Untuk terapi punggung, digunakan sikat berbentuk bulat berdiameter sekitar 7,5 cm yang diputar perlahan di sepanjang punggung pasien selama 20 menit. Sensasinya seperti dipijat oleh tukang urut profesional—relaksasi yang sangat dibutuhkan pasien yang lama terbaring.
Pujian dari Pasien dan Pendamping
Bapak AM Hendropriyono, yang sempat mengamati secara langsung sistem pelayanan rumah sakit ini, memberikan komentar yang mewakili banyak perasaan pasien:
“Tampang rumah sakitnya kumel, tapi kualitasnya sangat meyakinkan. Sungguh mengagumkan.”
Kesan serupa juga disampaikan oleh Darmawan, pria keturunan Tionghoa berusia 77 tahun yang lahir dan besar di kawasan Angke, Jakarta Utara. Ia telah dua kali menjalani operasi di rumah sakit ini.
“Selain murah, penanganannya sangat serius. Dokternya muda-muda, tapi bekerja dengan sungguh-sungguh,” katanya.
Menariknya, Darmawan datang sendirian ke Chongqing setiap kali berobat—tanpa keluarga atau pendamping tetap—namun merasa aman dan nyaman berkat pelayanan yang konsisten dan humanis.
Teknologi Cerdas, Hasil Cepat
Di balik kesan “sederhana”, rumah sakit ini justru menggunakan sistem digital yang sangat efisien. Sebagai contoh, ketika pasien menjalani pemeriksaan jantung, hasilnya sudah bisa diakses dalam waktu kurang dari satu jam melalui terminal komputer yang tersedia di lantai rawat inap. Pasien bahkan bisa mencetak hasilnya sendiri di tempat—tanpa antre atau menunggu lama.
Namun, ada satu tantangan utama: bahasa.
Hambatan Bahasa, Solusi dengan AI dan Empati
Seluruh komunikasi di rumah sakit ini dilakukan dalam bahasa Mandarin. Informasi di layar, dokumen medis, hingga tagihan rumah sakit—semuanya beraksara China. Sebagian besar perawat tidak bisa berbahasa Inggris, hanya beberapa dokter senior yang mampu berkomunikasi dalam bahasa Inggris, meski terbata-bata.
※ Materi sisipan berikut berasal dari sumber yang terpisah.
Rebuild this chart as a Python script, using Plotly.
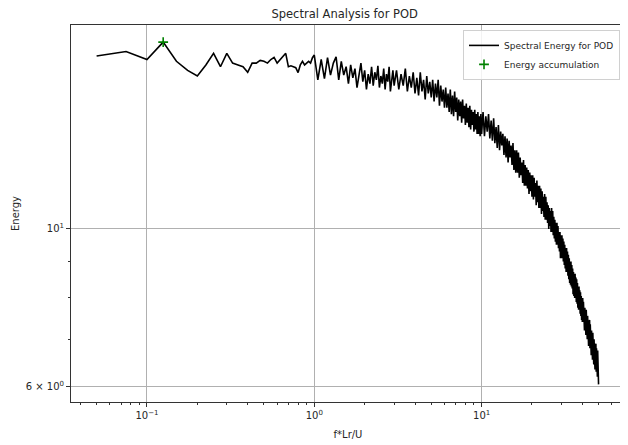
import numpy as np
import plotly.graph_objects as go

# --- data (frequency grids per segment, energies) ---
freq_a = np.round(np.arange(0.05, 1.0001, 0.025), 3)
energy_a = [17.5, 17.75, 17.3, 18.3, 17.2, 16.7, 16.4, 17.0, 17.65, 16.9,
            17.65, 17.1, 17.0, 16.9, 16.6, 17.1, 17.1, 17.25, 17.2, 17.1,
            17.3, 17.42, 17.1, 17.3, 17.5, 17.65, 16.9, 16.95, 16.9, 16.85,
            16.58, 17.0, 17.2, 17.0, 17.1, 17.2, 17.1, 17.4, 17.55]

freq_b = np.round(np.arange(1.05, 3.0001, 0.05), 3)
energy_b = [16.2, 17.3, 16.26, 17.4, 16.45, 17.1, 17.45, 16.2, 17.2, 16.45,
            16.9, 16.0, 17.0, 16.3, 16.8, 15.8, 16.6, 17.1, 16.1, 16.7,
            15.7, 16.5, 16.0, 16.9, 15.9, 16.6, 16.2, 16.95, 15.8, 16.4,
            16.0, 16.8, 15.7, 16.5, 16.1, 16.9, 15.6, 16.3, 16.7, 15.9]

freq_c = np.round(np.arange(3.1, 10.0001, 0.1), 2)
energy_c = [16.7, 15.7, 16.5, 15.9, 16.8, 15.6, 16.4, 15.8, 16.6, 15.5,
            16.3, 15.4, 16.6, 15.6, 16.2, 15.2, 16.4, 15.5, 16.1, 15.3,
            16.2, 15.1, 16.0, 15.3, 16.2, 14.9, 15.9, 15.1, 15.7, 14.8,
            15.8, 14.8, 15.5, 14.6, 15.7, 14.5, 15.4, 14.4, 15.6, 14.6,
            15.3, 14.2, 15.2, 14.4, 15.1, 14.1, 15.2, 14.3, 14.9, 14.0,
            15.0, 14.1, 14.8, 13.9, 14.9, 13.8, 14.7, 14.0, 14.6, 13.7,
            14.7, 13.8, 14.5, 13.6, 14.6, 13.6, 14.4, 13.5, 14.5, 13.6]

freq_d = np.round(np.arange(10.2, 50.0001, 0.2), 2)
energy_d = [14.6, 13.5, 14.4, 13.7, 14.5, 13.4, 14.2, 13.3, 14.3, 13.2,
            13.9, 13.0, 14.0, 12.9, 13.7, 13.1, 13.6, 12.7, 13.5, 12.6,
            13.4, 12.4, 13.3, 12.6, 13.1, 12.3, 13.2, 12.1, 12.9, 12.0,
            12.9, 12.0, 12.8, 11.8, 12.6, 11.9, 12.4, 11.6, 12.5, 11.5,
            12.3, 11.5, 12.2, 11.4, 12.1, 11.2, 12.0, 11.3, 11.9, 11.1,
            11.9, 11.0, 11.8, 11.1, 11.6, 10.8, 11.7, 10.9, 11.5, 10.7,
            11.5, 10.7, 11.4, 10.5, 11.3, 10.6, 11.1, 10.4, 11.2, 10.3,
            11.1, 10.3, 10.9, 10.2, 10.8, 10.0, 10.7, 10.1, 10.6, 9.9,
            10.7, 9.9, 10.6, 9.8, 10.4, 9.7, 10.3, 9.6, 10.2, 9.5,
            10.2, 9.5, 10.1, 9.4, 9.9, 9.3, 9.9, 9.1, 9.8, 9.1,
            9.8, 9.1, 9.7, 9.0, 9.6, 8.9, 9.5, 8.8, 9.4, 8.7,
            9.4, 8.7, 9.3, 8.6, 9.2, 8.5, 9.1, 8.4, 9.0, 8.35,
            9.0, 8.3, 8.9, 8.25, 8.8, 8.1, 8.7, 8.05, 8.6, 8.0,
            8.65, 8.0, 8.55, 7.9, 8.5, 7.85, 8.4, 7.75, 8.3, 7.7,
            8.3, 7.7, 8.2, 7.6, 8.15, 7.55, 8.05, 7.45, 7.95, 7.4,
            8.0, 7.4, 7.9, 7.3, 7.8, 7.2, 7.75, 7.15, 7.7, 7.1,
            7.7, 7.1, 7.6, 7.0, 7.55, 6.95, 7.45, 6.85, 7.4, 6.8,
            7.45, 6.8, 7.35, 6.7, 7.3, 6.65, 7.2, 6.6, 7.15, 6.55,
            7.15, 6.55, 7.05, 6.45, 7.0, 6.4, 6.9, 6.35, 6.85, 6.3,
            6.9, 6.3, 6.8, 6.25, 6.7, 6.2, 6.75, 6.15, 6.6, 6.05]

accum_freq = [0.125]
accum_energy = [18.3]

x_tick_vals = [0.1, 1, 10]
x_tick_text = ["10<sup>−1</sup>", "10<sup>0</sup>", "10<sup>1</sup>"]
y_tick_vals = [6, 10]
y_tick_text = ["6 × 10<sup>0</sup>", "10<sup>1</sup>"]

assert len(freq_a) == len(energy_a), (len(freq_a), len(energy_a))
assert len(freq_b) == len(energy_b), (len(freq_b), len(energy_b))
assert len(freq_c) == len(energy_c), (len(freq_c), len(energy_c))
assert len(freq_d) == len(energy_d), (len(freq_d), len(energy_d))

freq = list(freq_a) + list(freq_b) + list(freq_c) + list(freq_d)
energy = energy_a + energy_b + energy_c + energy_d

FONT = "DejaVu Sans"

fig = go.Figure()
fig.add_trace(go.Scatter(
    x=freq, y=energy, mode="lines", name="Spectral Energy for POD",
    line=dict(color="black", width=1.6)))
fig.add_trace(go.Scatter(
    x=accum_freq, y=accum_energy, mode="markers", name="Energy accumulation",
    marker=dict(symbol="cross-thin", size=7, color="green",
                line=dict(width=1.6, color="green"))))

minor_x = [0.04, 0.05, 0.06, 0.07, 0.08, 0.09, 0.2, 0.3, 0.4, 0.5, 0.6, 0.7,
           0.8, 0.9, 2, 3, 4, 5, 6, 7, 8, 9, 20, 30, 40, 50, 60, 70]
minor_y = [7, 8, 9]

# the page body adds an 8px offset; the figure is sized to fill the rest
fig.update_layout(
    width=620, height=437,
    margin=dict(l=63, r=3, t=17, b=43, autoexpand=False),
    paper_bgcolor="white", plot_bgcolor="white",
    font=dict(family=FONT, size=10, color="#262626"),
    title=dict(text="Spectral Analysis for POD", x=0.543, xanchor="center",
               y=0.986, yanchor="middle",
               font=dict(family=FONT, size=11.5, color="#262626")),
    showlegend=True,
    legend=dict(x=0.991, y=0.987, xanchor="right", yanchor="top",
                bgcolor="rgba(255,255,255,0.85)", bordercolor="#d0d0d0",
                borderwidth=1, font=dict(family=FONT, size=9),
                tracegroupgap=0, itemwidth=30),
)
fig.update_xaxes(
    type="log", range=[-1.454, 1.857], automargin=False,
    tickmode="array", tickvals=x_tick_vals, ticktext=x_tick_text,
    ticks="outside", ticklen=4, tickwidth=0.8, tickcolor="#333",
    showgrid=True, gridcolor="#b0b0b0", gridwidth=0.8,
    showline=True, linecolor="#333", linewidth=1, mirror=True,
    zeroline=False,
    minor=dict(tickmode="array", tickvals=minor_x, ticks="outside",
               ticklen=2, tickwidth=0.6, tickcolor="#333", showgrid=False),
    title=dict(text="f*Lr/U", standoff=10, font=dict(family=FONT, size=10)),
    tickfont=dict(family=FONT, size=10),
)
fig.update_yaxes(
    type="log", range=[0.757, 1.2865], automargin=False,
    tickmode="array", tickvals=y_tick_vals, ticktext=y_tick_text,
    ticks="outside", ticklen=4, tickwidth=0.8, tickcolor="#333",
    showgrid=True, gridcolor="#b0b0b0", gridwidth=0.8,
    showline=True, linecolor="#333", linewidth=1, mirror=True,
    zeroline=False,
    minor=dict(tickmode="array", tickvals=minor_y, ticks="outside",
               ticklen=2, tickwidth=0.6, tickcolor="#333", showgrid=False),
    title=dict(text="Energy", standoff=4, font=dict(family=FONT, size=10)),
    tickfont=dict(family=FONT, size=10),
)

fig.write_html("out.html")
Untungnya, saya didampingi oleh Herdi, seorang pemandu wisata (tour guide) yang fasih berbahasa Mandarin. Bagi pasien asing lainnya, disarankan membawa penerjemah atau mengandalkan aplikasi terjemahan berbasis kecerdasan buatan (AI) di ponsel. Namun, seperti yang saya alami, terjemahan AI kadang kurang akurat—sehingga komunikasi nonverbal, bahasa isyarat, dan ekspresi wajah menjadi jembatan penting.
Yang patut diapresiasi adalah keramahan universal dari seluruh staf. Senyum, sikap sabar, dan gestur tubuh mereka mencerminkan empati yang tulus—tanpa memandang asal pasien.